San Francisco’s program to permit accessory dwelling units, or in-law units, has resulted in just 81 new homes, a low rate city officials are keenly aware of, and trying to fix.
The low number of units is blamed primarily on the onerous process applicants have had to go through and the challenges associated with fire codes of building units within old buildings.
A Civil Grand Jury report issued in July identified the challenges and recommended fixes — most of which city departments have or will implement — and that was followed by a directive from Mayor London Breed issued on Aug. 30 to streamline permitting and clear the backlog.
The program allows units within existing structures like garages or basements. It began in 2014 in just two neighborhoods but was expanded citywide in 2016 as the pressures of a housing crisis prompted San Francisco to try new strategies.
The San Francisco Examiner first reported in February the lack of unit approvals and complaints about the permitting process.
“We acknowledge that the lengthy permitting process and strict building codes are one reason more ADUs have not been built,” Breed wrote in a Sept. 3 response to the civil grand jury report. “Through better coordination between City departments, permitting times have already fallen significantly.”
Breed said in the letter that “from this point forward, it should only takes four months for the City to review a completed application to construct an ADU and only six months to clear the 900 unit backlog of permits.”
The Board of Supervisors Government Audit and Oversight Committee held a required hearing on the civil grand jury report last week.
P Segal, who sat on the civil grand jury investigating ADUs, told the committee there were two reasons building owners weren’t more interested in the program.
“The two things that stood in the way the most was the permitting process that has taken a very long time and the cost of permits,” Segal said. “In three other cities where permit costs have been lowered the number of ADUs under construction increased dramatically.”
Supervisor Aaron Peskin said during last week’s hearing that “the permitting process has been streamlined to a great extent.”
But Peskin didn’t agree with the recommendation by the grand jury to reduce or waive fees to encourage more participants.
To construct an ADU can cost about $200,000, depending on the complexity of the job, and permit fees are about 10 percent.
“It’s a relatively small percentage of the entire package,” Peskin said. “I agree that lower fees are an incentive but I don’t know that this is where the bottleneck is occuring.”
Instead the committee recommended the City Controller’s Office study the permit fees and report back in six months to determine if its influencing homeowners whether to pursue them.
Peskin pointed to another challenge for property owners and that was to secure financing. He said he was in talks with the San Francisco Federal Credit Union and believes they will offer a loan for ADU projects within 45 days.
He said many of applicants have been “large apartment owners who know the system and have access to financing.”

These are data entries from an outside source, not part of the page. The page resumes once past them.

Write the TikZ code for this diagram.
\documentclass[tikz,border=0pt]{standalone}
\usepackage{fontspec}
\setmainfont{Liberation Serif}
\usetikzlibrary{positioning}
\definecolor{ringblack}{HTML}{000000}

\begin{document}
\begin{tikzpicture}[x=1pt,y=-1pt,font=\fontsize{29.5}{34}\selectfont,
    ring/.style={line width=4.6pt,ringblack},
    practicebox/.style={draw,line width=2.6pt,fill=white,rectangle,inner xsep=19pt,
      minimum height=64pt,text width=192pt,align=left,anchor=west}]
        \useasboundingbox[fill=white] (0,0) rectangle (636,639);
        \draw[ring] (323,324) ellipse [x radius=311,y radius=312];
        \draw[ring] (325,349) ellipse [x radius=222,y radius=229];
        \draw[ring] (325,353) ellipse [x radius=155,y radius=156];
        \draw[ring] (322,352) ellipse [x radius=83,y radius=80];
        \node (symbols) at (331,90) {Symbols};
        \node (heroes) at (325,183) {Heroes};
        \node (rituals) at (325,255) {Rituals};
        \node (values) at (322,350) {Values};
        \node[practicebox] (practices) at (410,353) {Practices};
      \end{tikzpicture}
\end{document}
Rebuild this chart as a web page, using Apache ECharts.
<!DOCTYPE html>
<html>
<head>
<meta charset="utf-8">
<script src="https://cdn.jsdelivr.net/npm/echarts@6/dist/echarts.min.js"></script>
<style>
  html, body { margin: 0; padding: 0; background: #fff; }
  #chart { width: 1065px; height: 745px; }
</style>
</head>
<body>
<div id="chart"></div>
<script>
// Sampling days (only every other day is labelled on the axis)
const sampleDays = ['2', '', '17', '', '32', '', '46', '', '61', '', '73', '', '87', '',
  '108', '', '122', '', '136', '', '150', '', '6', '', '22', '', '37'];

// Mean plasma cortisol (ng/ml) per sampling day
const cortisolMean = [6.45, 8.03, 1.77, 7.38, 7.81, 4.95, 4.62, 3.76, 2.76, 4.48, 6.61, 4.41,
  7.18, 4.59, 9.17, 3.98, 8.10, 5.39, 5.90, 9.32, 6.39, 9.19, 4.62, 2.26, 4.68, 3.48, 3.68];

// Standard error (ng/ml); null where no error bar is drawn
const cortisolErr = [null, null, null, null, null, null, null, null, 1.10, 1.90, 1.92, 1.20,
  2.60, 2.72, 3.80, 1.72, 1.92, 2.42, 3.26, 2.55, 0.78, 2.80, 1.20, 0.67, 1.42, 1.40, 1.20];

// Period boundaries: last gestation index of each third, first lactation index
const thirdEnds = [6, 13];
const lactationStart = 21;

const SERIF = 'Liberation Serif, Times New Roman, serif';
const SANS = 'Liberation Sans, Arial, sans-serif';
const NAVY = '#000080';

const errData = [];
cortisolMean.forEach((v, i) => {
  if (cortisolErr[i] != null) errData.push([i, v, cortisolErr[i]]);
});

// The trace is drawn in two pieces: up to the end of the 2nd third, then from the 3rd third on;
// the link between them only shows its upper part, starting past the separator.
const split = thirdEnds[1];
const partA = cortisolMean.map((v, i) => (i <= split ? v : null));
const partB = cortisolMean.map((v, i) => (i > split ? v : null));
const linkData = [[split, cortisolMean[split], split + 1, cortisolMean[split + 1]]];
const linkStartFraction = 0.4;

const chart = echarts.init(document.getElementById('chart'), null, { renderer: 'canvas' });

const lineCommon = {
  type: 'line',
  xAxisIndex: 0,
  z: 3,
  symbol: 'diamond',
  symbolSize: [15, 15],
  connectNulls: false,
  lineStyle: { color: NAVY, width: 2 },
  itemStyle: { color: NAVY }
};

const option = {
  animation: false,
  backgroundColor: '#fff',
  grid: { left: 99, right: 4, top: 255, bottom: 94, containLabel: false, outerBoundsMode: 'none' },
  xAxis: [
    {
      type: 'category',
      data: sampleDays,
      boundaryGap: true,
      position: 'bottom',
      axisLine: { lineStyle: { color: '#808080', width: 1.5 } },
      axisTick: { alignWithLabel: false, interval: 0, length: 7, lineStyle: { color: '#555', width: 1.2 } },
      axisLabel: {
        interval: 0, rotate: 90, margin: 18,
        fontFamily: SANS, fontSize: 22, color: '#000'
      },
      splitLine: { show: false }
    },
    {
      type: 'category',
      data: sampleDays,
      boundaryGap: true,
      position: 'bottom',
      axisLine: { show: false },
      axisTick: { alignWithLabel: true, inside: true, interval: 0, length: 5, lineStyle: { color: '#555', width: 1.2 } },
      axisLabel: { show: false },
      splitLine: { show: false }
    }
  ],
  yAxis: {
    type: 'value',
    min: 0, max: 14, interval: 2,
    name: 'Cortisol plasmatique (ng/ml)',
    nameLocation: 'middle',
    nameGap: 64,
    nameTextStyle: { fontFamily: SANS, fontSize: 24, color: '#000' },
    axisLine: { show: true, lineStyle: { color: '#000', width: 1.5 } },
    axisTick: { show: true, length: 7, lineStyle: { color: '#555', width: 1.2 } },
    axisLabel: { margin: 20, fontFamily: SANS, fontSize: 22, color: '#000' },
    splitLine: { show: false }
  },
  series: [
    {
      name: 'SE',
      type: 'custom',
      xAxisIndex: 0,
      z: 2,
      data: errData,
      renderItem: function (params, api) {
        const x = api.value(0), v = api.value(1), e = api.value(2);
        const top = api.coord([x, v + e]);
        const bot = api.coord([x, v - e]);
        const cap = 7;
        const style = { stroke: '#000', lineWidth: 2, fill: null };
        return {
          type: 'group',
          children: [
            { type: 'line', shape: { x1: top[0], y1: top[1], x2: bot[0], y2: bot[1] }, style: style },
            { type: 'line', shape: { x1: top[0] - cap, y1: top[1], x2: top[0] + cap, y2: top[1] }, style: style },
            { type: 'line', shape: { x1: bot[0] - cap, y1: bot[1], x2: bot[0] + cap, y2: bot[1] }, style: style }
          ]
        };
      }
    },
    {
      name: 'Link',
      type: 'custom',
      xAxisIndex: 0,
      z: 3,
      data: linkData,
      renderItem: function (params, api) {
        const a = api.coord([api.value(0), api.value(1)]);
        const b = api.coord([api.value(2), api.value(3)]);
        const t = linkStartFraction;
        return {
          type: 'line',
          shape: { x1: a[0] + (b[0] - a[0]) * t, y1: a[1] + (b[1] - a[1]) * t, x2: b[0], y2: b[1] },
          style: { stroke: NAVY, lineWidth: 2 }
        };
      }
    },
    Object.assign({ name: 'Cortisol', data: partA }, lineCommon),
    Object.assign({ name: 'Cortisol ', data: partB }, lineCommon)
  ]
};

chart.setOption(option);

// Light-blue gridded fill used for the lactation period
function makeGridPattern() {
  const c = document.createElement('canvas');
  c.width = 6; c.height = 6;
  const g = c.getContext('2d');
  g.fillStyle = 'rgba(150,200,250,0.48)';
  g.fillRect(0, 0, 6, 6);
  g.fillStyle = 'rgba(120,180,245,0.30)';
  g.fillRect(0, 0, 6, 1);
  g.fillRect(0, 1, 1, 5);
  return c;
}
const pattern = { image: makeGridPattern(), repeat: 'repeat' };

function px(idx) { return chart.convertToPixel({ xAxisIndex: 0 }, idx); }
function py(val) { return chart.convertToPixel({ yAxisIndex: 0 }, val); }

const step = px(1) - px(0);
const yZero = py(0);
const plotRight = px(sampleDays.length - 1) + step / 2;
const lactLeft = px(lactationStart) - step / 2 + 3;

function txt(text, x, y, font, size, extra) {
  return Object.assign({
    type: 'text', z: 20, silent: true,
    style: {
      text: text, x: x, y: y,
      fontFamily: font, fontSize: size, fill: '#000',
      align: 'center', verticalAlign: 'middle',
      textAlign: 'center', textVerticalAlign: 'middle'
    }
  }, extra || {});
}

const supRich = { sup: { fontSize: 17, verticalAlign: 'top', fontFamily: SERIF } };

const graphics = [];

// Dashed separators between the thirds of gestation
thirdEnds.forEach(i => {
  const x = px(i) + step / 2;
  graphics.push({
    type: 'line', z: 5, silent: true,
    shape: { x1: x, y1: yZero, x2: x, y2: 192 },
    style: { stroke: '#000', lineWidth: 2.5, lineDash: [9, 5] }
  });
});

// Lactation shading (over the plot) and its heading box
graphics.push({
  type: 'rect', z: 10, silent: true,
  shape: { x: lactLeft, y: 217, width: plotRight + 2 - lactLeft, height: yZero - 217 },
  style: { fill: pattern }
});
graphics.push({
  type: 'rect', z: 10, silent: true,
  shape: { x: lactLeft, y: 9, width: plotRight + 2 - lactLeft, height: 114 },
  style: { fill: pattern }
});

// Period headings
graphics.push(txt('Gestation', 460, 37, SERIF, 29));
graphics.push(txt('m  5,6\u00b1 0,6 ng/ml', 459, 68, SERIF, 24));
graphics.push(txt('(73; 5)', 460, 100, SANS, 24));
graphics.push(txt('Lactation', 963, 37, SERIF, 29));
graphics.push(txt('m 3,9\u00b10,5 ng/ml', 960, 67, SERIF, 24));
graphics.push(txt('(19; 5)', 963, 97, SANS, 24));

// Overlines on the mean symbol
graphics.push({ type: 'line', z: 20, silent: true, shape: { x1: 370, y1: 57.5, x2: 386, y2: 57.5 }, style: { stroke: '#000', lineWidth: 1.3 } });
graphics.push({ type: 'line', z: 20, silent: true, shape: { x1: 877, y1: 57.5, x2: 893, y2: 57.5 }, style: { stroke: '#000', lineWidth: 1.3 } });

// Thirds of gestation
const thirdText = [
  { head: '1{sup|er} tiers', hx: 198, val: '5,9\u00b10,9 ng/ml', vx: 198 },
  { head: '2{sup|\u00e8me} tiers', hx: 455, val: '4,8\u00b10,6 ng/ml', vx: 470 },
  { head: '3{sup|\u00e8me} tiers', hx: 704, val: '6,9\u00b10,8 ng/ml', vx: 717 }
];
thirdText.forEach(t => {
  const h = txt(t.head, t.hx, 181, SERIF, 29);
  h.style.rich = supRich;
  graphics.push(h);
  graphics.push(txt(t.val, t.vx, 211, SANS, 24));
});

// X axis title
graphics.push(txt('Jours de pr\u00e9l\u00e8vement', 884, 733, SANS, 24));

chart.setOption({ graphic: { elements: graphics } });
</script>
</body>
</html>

“The part of the potential market that we are not exploiting is the 125,000 single family home owners,” Peskin said. “The largest barrier to entry is getting a loan product that would allow them to recoup that over the life of the rental property.”
Segal agreed financing was a challenge. “This was not in the report, but it would be great if we had a city bank to offer loan interest loans to people who would like to do this,” Segal said. “There is very little available financing through conventional banks.”

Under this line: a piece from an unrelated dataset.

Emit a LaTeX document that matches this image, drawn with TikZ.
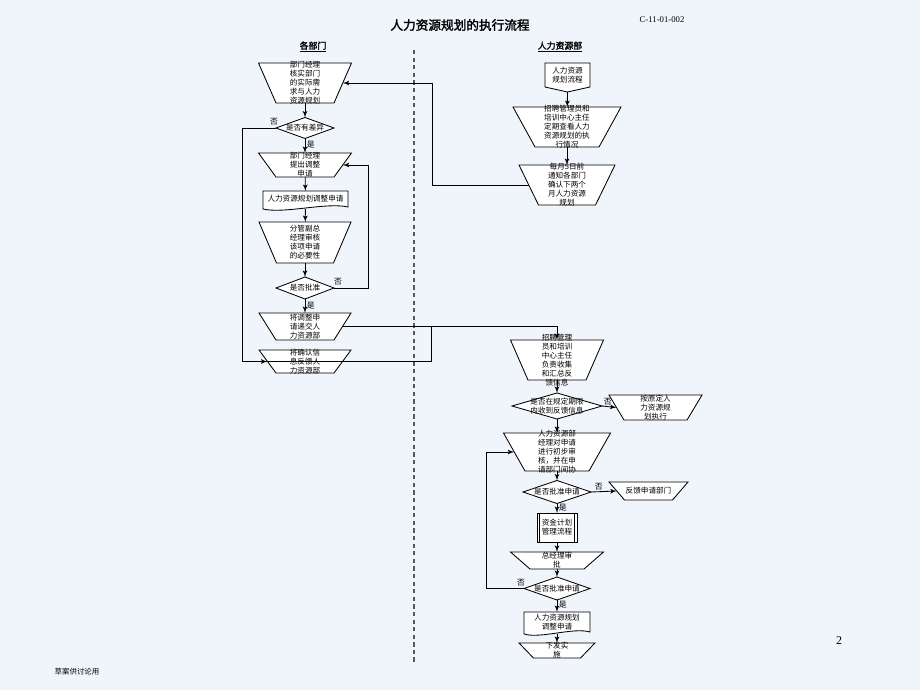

The City is exploring opening a public bank that could help.
To date, the program has resulted in 81 accessory dwelling units, Marcelle Boudreaux, who manages the program for the Planning Department, told the committee last week. Another 393 units were approved for construction she said. The demand is high. She said overall the program has received nearly 900 applications for one or more units.
The Planning Department has estimated the program could yield as many as 16,000 units over the next two decades.